# Step function

In mathematics, a function on the real numbers is called a step function (or staircase function) if it can be written as a finite linear combination of indicator functions of intervals. Informally speaking, a step function is a piecewise constant function having only finitely many pieces.

File:StepFunctionExample.png
Example of a step function (the red graph). This particular step function is right-continuous.

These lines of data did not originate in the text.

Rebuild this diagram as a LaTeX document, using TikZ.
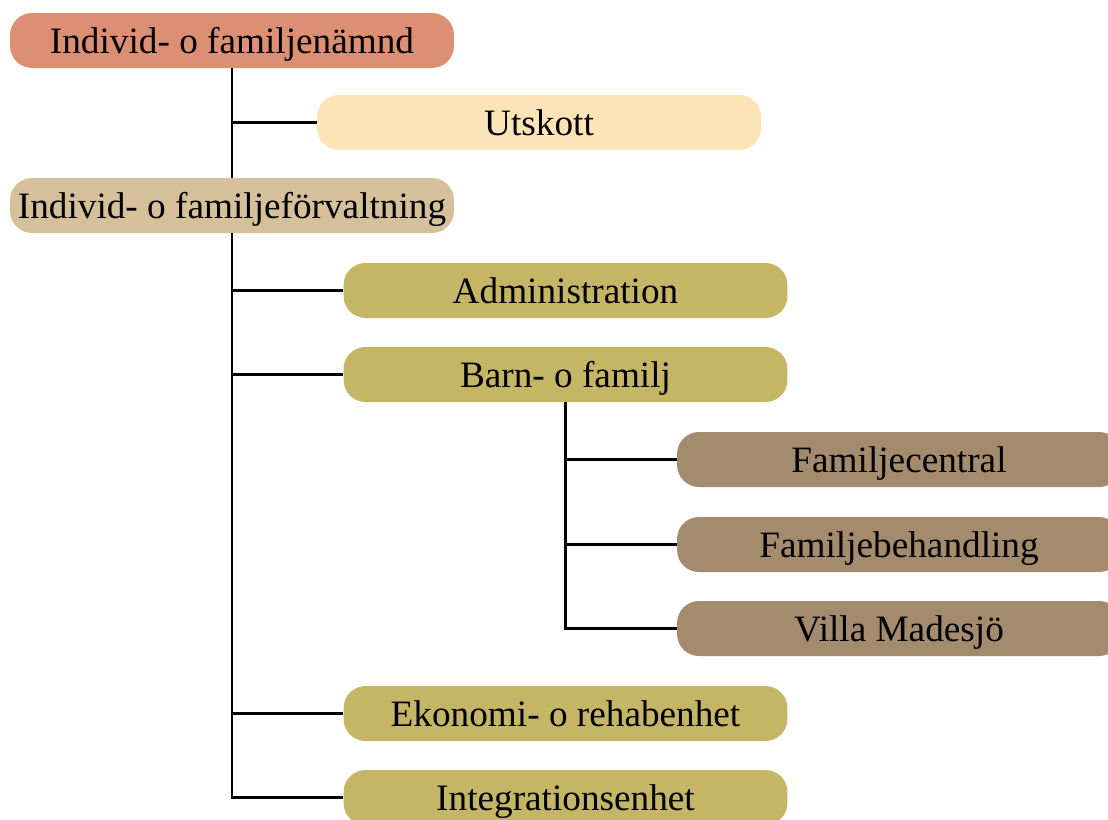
\documentclass[tikz,border=0pt]{standalone}
\usepackage{fontspec}
\setmainfont{Liberation Serif}
\definecolor{namndcol}{RGB}{221,143,116}
\definecolor{utskcol}{RGB}{252,228,182}
\definecolor{forvcol}{RGB}{213,192,154}
\definecolor{enhcol}{RGB}{197,182,102}
\definecolor{famcol}{RGB}{164,139,110}
\tikzset{
  orgbox/.style={rectangle,rounded corners=0.44cm,minimum width=8.88cm,
    minimum height=1.1cm,inner sep=0pt,text height=0.65cm,text depth=0.15cm,
    font=\fontsize{21.2pt}{25pt}\selectfont},
  orgline/.style={line width=1.3pt}
}
\begin{document}
\begin{tikzpicture}[x=0.02cm,y=-0.02cm]
\useasboundingbox (0,0) rectangle (1108,819);
% boxes
\node[orgbox,fill=namndcol] (namnd) at (232,40.5) {Individ- o familjenämnd};
\node[orgbox,fill=utskcol] (utskott) at (539,122.5) {Utskott};
\node[orgbox,fill=forvcol] (forv) at (232,205.5) {Individ- o familjeförvaltning};
\node[orgbox,fill=enhcol] (admin) at (565.5,290.5) {Administration};
\node[orgbox,fill=enhcol] (barn) at (565.5,374.5) {Barn- o familj};
\node[orgbox,fill=famcol] (famc) at (899,459.5) {Familjecentral};
\node[orgbox,fill=famcol] (famb) at (899,544.5) {Familjebehandling};
\node[orgbox,fill=famcol] (villa) at (899,628.5) {Villa Madesjö};
\node[orgbox,fill=enhcol] (ekon) at (565.5,713.5) {Ekonomi- o rehabenhet};
\node[orgbox,fill=enhcol] (integ) at (565.5,797.5) {Integrationsenhet};
% lines
\draw[orgline] (namnd.south) -- (forv.north);
\draw[orgline] (namnd.south |- utskott.west) -- (utskott.west);
\draw[orgline] (forv.south) |- (integ.west);
\draw[orgline] (forv.south |- admin.west) -- (admin.west);
\draw[orgline] (forv.south |- barn.west) -- (barn.west);
\draw[orgline] (forv.south |- ekon.west) -- (ekon.west);
\draw[orgline] (barn.south) |- (villa.west);
\draw[orgline] (barn.south |- famc.west) -- (famc.west);
\draw[orgline] (barn.south |- famb.west) -- (famb.west);
\end{tikzpicture}
\end{document}
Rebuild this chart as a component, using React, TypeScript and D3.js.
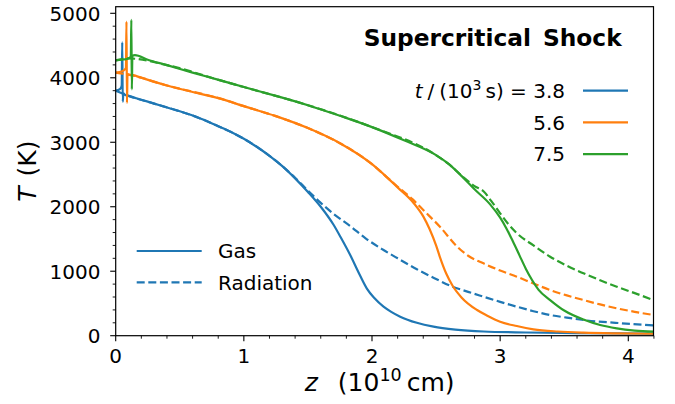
import React from "react";
import * as d3 from "d3";

// ---- data ----
const blueGasZ = [0, 0.02, 0.04, 0.047, 0.051, 0.055, 0.06, 0.07, 0.1, 0.2, 0.3, 0.4, 0.5, 0.66, 0.8, 0.9, 1.0, 1.1, 1.2, 1.3, 1.4, 1.5, 1.6, 1.7, 1.76, 1.83, 1.9, 1.96, 2.02, 2.09, 2.15, 2.22, 2.35, 2.48, 2.65, 2.87, 3.2, 3.6, 4.2];
const blueGasT = [3800, 3810, 3840, 3880, 4550, 3630, 3760, 3740, 3720, 3660, 3600, 3540, 3480, 3370, 3250, 3160, 3055, 2930, 2790, 2630, 2440, 2230, 2000, 1720, 1510, 1250, 960, 730, 580, 450, 370, 295, 200, 140, 95, 65, 50, 40, 32];
const blueRadZ = [0, 0.1, 0.3, 0.5, 0.66, 0.8, 1.0, 1.2, 1.4, 1.5, 1.6, 1.7, 1.83, 1.95, 2.09, 2.2, 2.35, 2.5, 2.61, 2.75, 2.87, 3.0, 3.13, 3.26, 3.39, 3.52, 3.65, 3.9, 4.2];
const blueRadT = [3800, 3720, 3600, 3480, 3370, 3250, 3055, 2790, 2450, 2250, 2060, 1890, 1700, 1510, 1329, 1200, 1030, 880, 775, 680, 605, 525, 450, 380, 321, 280, 243, 200, 160];

const orangeGasZ = [0, 0.03, 0.06, 0.08, 0.084, 0.088, 0.092, 0.1, 0.135, 0.2, 0.4, 0.6, 0.81, 1.0, 1.25, 1.5, 1.75, 2.0, 2.115, 2.2, 2.32, 2.4, 2.45, 2.5, 2.53, 2.58, 2.63, 2.7, 2.82, 2.9, 3.0, 3.13, 3.26, 3.45, 3.65, 3.9, 4.2];
const orangeGasT = [4080, 4090, 4110, 4150, 4870, 3610, 4060, 4050, 4040, 4000, 3880, 3780, 3680, 3560, 3405, 3220, 2985, 2660, 2460, 2300, 2070, 1850, 1650, 1400, 1220, 960, 770, 590, 398, 310, 217, 150, 99, 65, 47, 36, 30];
const orangeRadZ = [0, 0.1, 0.4, 0.81, 1.0, 1.25, 1.5, 1.75, 2.0, 2.115, 2.2, 2.32, 2.4, 2.53, 2.66, 2.75, 2.87, 3.0, 3.13, 3.26, 3.39, 3.52, 3.65, 3.78, 3.91, 4.05, 4.2];
const orangeRadT = [4080, 4050, 3880, 3680, 3560, 3405, 3220, 2985, 2660, 2460, 2310, 2110, 1949, 1690, 1390, 1240, 1122, 1010, 915, 810, 708, 625, 553, 485, 425, 370, 320];

const greenGasZ = [0, 0.05, 0.1, 0.118, 0.122, 0.126, 0.13, 0.15, 0.25, 0.4, 0.6, 0.81, 1.0, 1.25, 1.5, 1.75, 2.0, 2.25, 2.5, 2.6, 2.712, 2.8, 2.92, 3.0, 3.05, 3.1, 3.15, 3.2, 3.25, 3.3, 3.39, 3.5, 3.65, 3.78, 3.91, 4.05, 4.2];
const greenGasT = [4270, 4280, 4300, 4330, 4900, 3820, 4340, 4350, 4280, 4197, 4080, 3964, 3856, 3720, 3575, 3410, 3235, 3030, 2800, 2660, 2450, 2270, 2040, 1830, 1660, 1460, 1250, 1040, 860, 710, 553, 390, 250, 165, 114, 80, 62];
const greenRadZ = [0, 0.1, 0.4, 0.81, 1.0, 1.5, 2.0, 2.5, 2.6, 2.712, 2.8, 2.87, 2.93, 3.0, 3.06, 3.13, 3.26, 3.39, 3.52, 3.65, 3.78, 3.91, 4.05, 4.2];
const greenRadT = [4270, 4300, 4197, 3964, 3856, 3575, 3235, 2800, 2660, 2460, 2320, 2240, 2090, 1898, 1740, 1590, 1400, 1225, 1085, 968, 860, 760, 660, 550];

const times = ["3.8", "5.6", "7.5"];
const colors = ["#1f77b4", "#ff7f0e", "#2ca02c"];
const xTicks = [0, 1, 2, 3, 4];
const yTicks = [0, 1000, 2000, 3000, 4000, 5000];

const series = [
  { gz: blueGasZ, gt: blueGasT, rz: blueRadZ, rt: blueRadT },
  { gz: orangeGasZ, gt: orangeGasT, rz: orangeRadZ, rt: orangeRadT },
  { gz: greenGasZ, gt: greenGasT, rz: greenRadZ, rt: greenRadT },
];

// ---- layout ----
const W = 675, H = 404;
const L = 115.7, R = 653.5, T = 6.7, B = 335.7;
const FONT = "DejaVu Sans, sans-serif";

export default function App() {
  const x = d3.scaleLinear().domain([0, 4.2]).range([L, L + 128.15 * 4.2]);
  const y = d3.scaleLinear().domain([0, 5000]).range([B, 13.3]);
  const line = (zs: number[], ts: number[]) =>
    d3.line<number>().x((_, i) => x(zs[i])).y((d) => y(d)).curve(d3.curveMonotoneX)(ts) || "";

  const xMinor = d3.range(0, 4.21, 0.2).filter((v) => Math.abs(v - Math.round(v)) > 1e-6);
  const yMinor = d3.range(0, 5001, 200).filter((v) => v % 1000 !== 0);

  return (
    <svg width={W} height={H} style={{ position: "absolute", left: 0, top: 0, background: "#fff" }} fontFamily={FONT}>
      <defs>
        <clipPath id="ax">
          <rect x={L} y={T} width={R - L} height={B - T} />
        </clipPath>
      </defs>
      <rect x={0} y={0} width={W} height={H} fill="#fff" />
      <g clipPath="url(#ax)" fill="none" strokeWidth={2.2}>
        {series.map((s, i) => (
          <g key={i}>
            <path d={line(s.gz, s.gt)} stroke={colors[i]} strokeLinejoin="round" />
            <path d={line(s.rz, s.rt)} stroke={colors[i]} strokeDasharray="8,3.6" />
          </g>
        ))}
      </g>
      {/* frame */}
      <rect x={L} y={T} width={R - L} height={B - T} fill="none" stroke="#000" strokeWidth={1.2} />
      {/* x ticks */}
      {xTicks.map((v) => (
        <g key={"x" + v}>
          <line x1={x(v)} x2={x(v)} y1={B} y2={B + 5.5} stroke="#000" strokeWidth={1.1} />
          <text x={x(v)} y={362.6} fontSize={20} textAnchor="middle">{v}</text>
        </g>
      ))}
      {xMinor.map((v) => (
        <line key={"xm" + v} x1={x(v)} x2={x(v)} y1={B} y2={B + 3} stroke="#000" strokeWidth={0.9} />
      ))}
      {yTicks.map((v) => (
        <g key={"y" + v}>
          <line x1={L - 5.5} x2={L} y1={y(v)} y2={y(v)} stroke="#000" strokeWidth={1.1} />
          <text x={100.5} y={y(v) + 7.3} fontSize={20} textAnchor="end">{v}</text>
        </g>
      ))}
      {yMinor.map((v) => (
        <line key={"ym" + v} x1={L - 3} x2={L} y1={y(v)} y2={y(v)} stroke="#000" strokeWidth={0.9} />
      ))}
      {/* axis labels */}
      <text x={(L + R) / 2 - 5} y={391} fontSize={25} textAnchor="middle">
        <tspan fontStyle="italic">z</tspan>
        <tspan dx={20}>(10</tspan>
        <tspan fontSize={17.5} dy={-10}>10</tspan>
        <tspan dy={10} dx={5}>cm)</tspan>
      </text>
      <text transform={`translate(36,${(T + B) / 2}) rotate(-90)`} fontSize={25} textAnchor="middle">
        <tspan fontStyle="italic">T</tspan>
        <tspan dx={10}>(K)</tspan>
      </text>
      {/* title */}
      <text x={621.7} y={45.7} fontSize={23.3} fontWeight="bold" textAnchor="end">
        <tspan>Supercritical</tspan>
        <tspan dx={12}>Shock</tspan>
      </text>
      {/* time legend */}
      {times.map((t, i) => {
        const cy = 90.7 + i * 31.7;
        return (
          <g key={t}>
            <line x1={583} x2={628} y1={cy} y2={cy} stroke={colors[i]} strokeWidth={2.2} />
            {i === 0 ? (
              <text x={565} y={cy + 7.3} fontSize={20} textAnchor="end">
                <tspan fontStyle="italic">t</tspan>
                <tspan dx={5}>/</tspan>
                <tspan dx={5}>(10</tspan>
                <tspan fontSize={14} dy={-8}>3</tspan>
                <tspan dy={8} dx={4}>s) = 3.8</tspan>
              </text>
            ) : (
              <text x={565} y={cy + 7.3} fontSize={20} textAnchor="end">{t}</text>
            )}
          </g>
        );
      })}
      {/* style legend */}
      <line x1={136.7} x2={201.7} y1={251} y2={251} stroke={colors[0]} strokeWidth={2.2} />
      <text x={218} y={258.3} fontSize={20}>Gas</text>
      <line x1={136.7} x2={201.7} y1={282.3} y2={282.3} stroke={colors[0]} strokeWidth={2.2} strokeDasharray="8,3.6" />
      <text x={218} y={289.6} fontSize={20}>Radiation</text>
    </svg>
  );
}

## Definition and first consequences

A function ${\displaystyle f:\mathbb {R} \rightarrow \mathbb {R} }$ is called a step function if it can be written as

${\displaystyle f(x)=\sum \limits _{i=0}^{n}\alpha _{i}\chi _{A_{i}}(x)\,}$ for all real numbers ${\displaystyle x}$

where ${\displaystyle n\geq 0,}$ ${\displaystyle \alpha _{i}}$ are real numbers, ${\displaystyle A_{i}}$ are intervals, and ${\displaystyle \chi _{A}\,}$ is the indicator function of ${\displaystyle A}$:

${\displaystyle \chi _{A}(x)=\left\{{\begin{matrix}1,&\mathrm {if} \;x\in A\\0,&\mathrm {otherwise} .\end{matrix}}\right.}$

In this definition, the intervals ${\displaystyle A_{i}}$ can be assumed to have the following two properties:

• The intervals are disjoint, ${\displaystyle A_{i}\cap A_{j}=\emptyset }$ for ${\displaystyle i\neq j}$
• The union of the intervals is the entire real line, ${\displaystyle \cup _{i=1}^{n}A_{i}=\mathbb {R} .}$

Indeed, if that is not the case to start with, a different set of intervals can be picked for which these assumptions hold. For example, the step function

${\displaystyle f=4\chi _{[-5,1)}+3\chi _{(0,6)}\,}$

can be written as

${\displaystyle f=0\chi _{(-\infty ,-5)}+4\chi _{[-5,0]}+7\chi _{(0,1)}+3\chi _{[1,6)}+0\chi _{[6,\infty )}.\,}$

## Examples

File:Dirac distribution CDF.svg
The Heaviside step function is an often used step function.
• A constant function is a trivial example of a step function. Then there is only one interval, ${\displaystyle A_{0}=\mathbb {R} .}$
• The Heaviside function H(x) is an important step function. It is the mathematical concept behind some test signals, such as those used to determine the step response of a dynamical system.
File:Rectangular function.svg
The rectangular function, the next simplest step function.

### Non-examples

• The integer part function is not a step function according to the definition of this article, since it has an infinite number of "steps".

## Properties

• The sum and product of two step functions is again a step function. The product of a step function with a number is also a step function. As such, the step functions form an algebra over the real numbers.
• A step function takes only a finite number of values. If the intervals ${\displaystyle A_{i},}$ ${\displaystyle i=0,1,\dots ,n,}$ in the above definition of the step function are disjoint and their union is the real line, then ${\displaystyle f(x)=\alpha _{i}\,}$ for all ${\displaystyle x\in A_{i}.}$
• The Lebesgue integral of a step function ${\displaystyle f=\sum \limits _{i=0}^{n}\alpha _{i}\chi _{A_{i}}\,}$ is ${\displaystyle \int \!f\,dx=\sum \limits _{i=0}^{n}\alpha _{i}\ell (A_{i}),\,}$ where ${\displaystyle \ell (A)}$ is the length of the interval ${\displaystyle A,}$ and it is assumed here that all intervals ${\displaystyle A_{i}}$ have finite length. In fact, this equality (viewed as a definition) can be the first step in constructing the Lebesgue integral.[1]
• The derivative of a step function is the Dirac delta function
${\displaystyle \delta (x)={\begin{cases}+\infty ,&x=0\\0,&x\neq 0\end{cases}}}$